Police say arrests in last year's terrorist bombings on the island of Bali helped them foil another planned attack in Indonesia. Authorities believe several key suspects are senior operatives of Jemaah Islamiyah, a Southeast Asian terrorist network.

Australian Federal Police, working with their Indonesian counterparts, say they uncovered a plot for another terrorist attack in Indonesia. Federal Police Commissioner Mick Keelty did not say where the planned attack was supposed to happen but that it would have taken place soon after the Bali bombings in October last year.

Commissioner Keelty told the Australian Broadcasting Corporation that investigators were able to foil the attack after arresting two important Bali suspects, Ali Imron and Imam Samudra - members of Jemaah Islamiyah. "If it wasn't for the work of Indonesian national police and we've assisted in that, I think we would have probably had another event occur, using the skills and the knowledge that Jemaah Islamiyah has accumulated over time," he said.

Police have blamed the Bali bombings on JI, a radical Islamic group they believe is linked to Osama bin Laden's al-Qaida terrorist network. This week, Indonesian authorities confirmed that JI's spiritual leader, Muslim cleric Abu Bakar Bashir, had given "his blessing" to the Bali attacks.

About 190 people were killed when terrorists bombed two nightclubs at a popular tourist beach in Bali.
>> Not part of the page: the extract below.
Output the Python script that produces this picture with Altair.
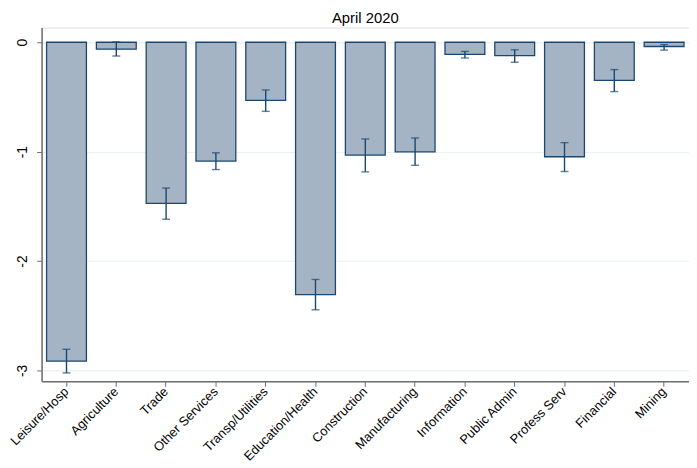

The dead included 88 Australian tourists.

Mr. Bashir was arrested for questioning soon after the Bali attacks, but has not been formally charged in the case. However, he is facing prosecution for a string of Christmas Eve Christian church bombings around Indonesia two years ago.

Commissioner Keelty said investigators have gained in-depth knowledge of Jemaah Islamiyah. This new knowledge, he said, heightens the sense of urgency felt by law enforcement agencies in the region. "It has been a very sophisticated operation by Jemaah Islamiyah, and our knowledge of Jemaah Islamiyah and its operations in the region now - unfortunately through the Bali bombings - is much greater than it ever would have been," he said.

Indonesian police have arrested more than two dozen people in the Bali bombing case. Police say at least three of the suspects are members of Jemaah Islamiyah. Others suspects, including three Malaysians, are still being sought.